Moses Williams (2 March 1685 – 2 March 1742: burial date) was a Welsh antiquarian, scholar and cleric. He oversaw new editions of the Bible and the Book of Common Prayer in Welsh.

==Life==
Williams was born the son of Samuel Williams, Vicar of Llandyfriog and Rector of Llangynllo, Cardiganshire, and his wife, Margaret, daughter of Jenkin Powell Prytherch, in Y Glaslyn, near Llandysul, Ceredigion, in south-west Wales. He was ordained deacon in 1708 and priest in 1713. He was married to Margaret Davies of Cwmwysg, Defynnog.

Williams later served as Curate of Chiddingstone, Kent (1708–1713), Vicar of Llanwenog, Cardiganshire (1715–1742), Vicar of Defynnog (Devynock), Brecknockshire, where his name is carved on one of the attic beams of the rectory (1716–1732), Rector of Chilton Trinity, Somerset, and finally Vicar of St Mary's, Bridgwater, Somerset (1732–1742).

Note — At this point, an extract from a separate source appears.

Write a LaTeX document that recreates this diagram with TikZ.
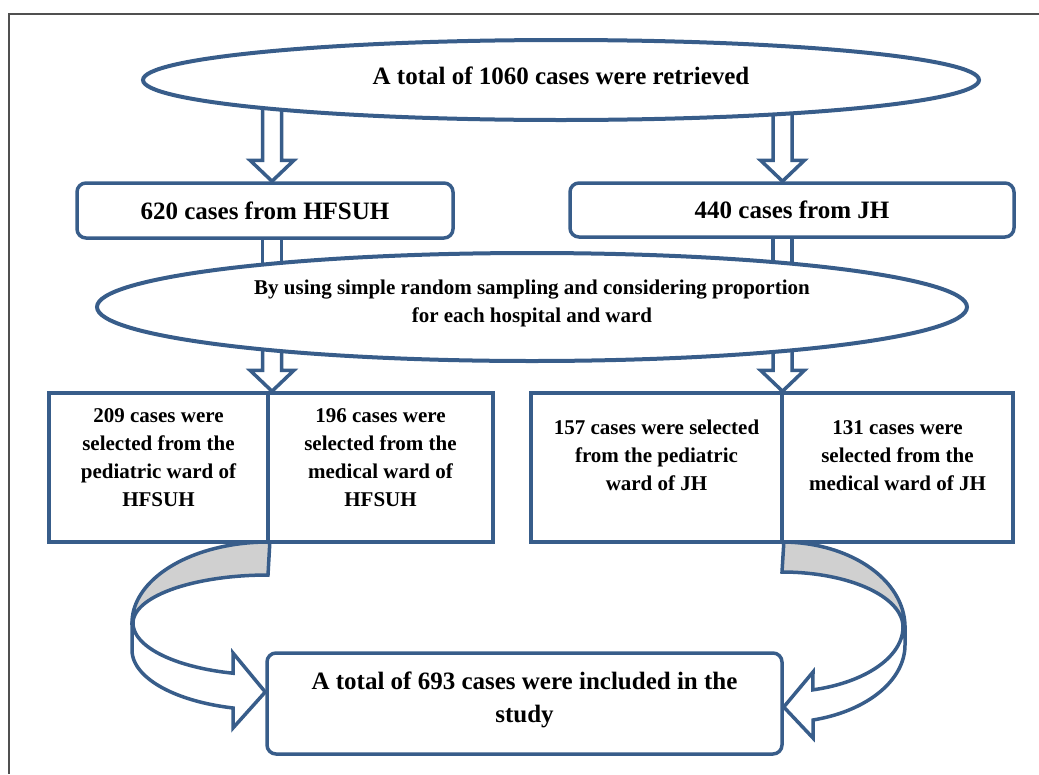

Williams was elected a Fellow of the Royal Society in 1719. He died in Bridgwater.

==Works==
Williams supervised new editions of the Bible and the Anglican Book of Common Prayer in Welsh. His library, containing many Welsh books and manuscripts, came into the possession of William Jones and then into the library of George Parker, 2nd Earl of Macclesfield at Shirburn Castle.

Williams worked closely with Edward Lhuyd on the Archaeologia Britannica (1707) and with William Wotton on the Leges Wallicae, a parallel text edition of the laws of Hywel Dda, published in 1730.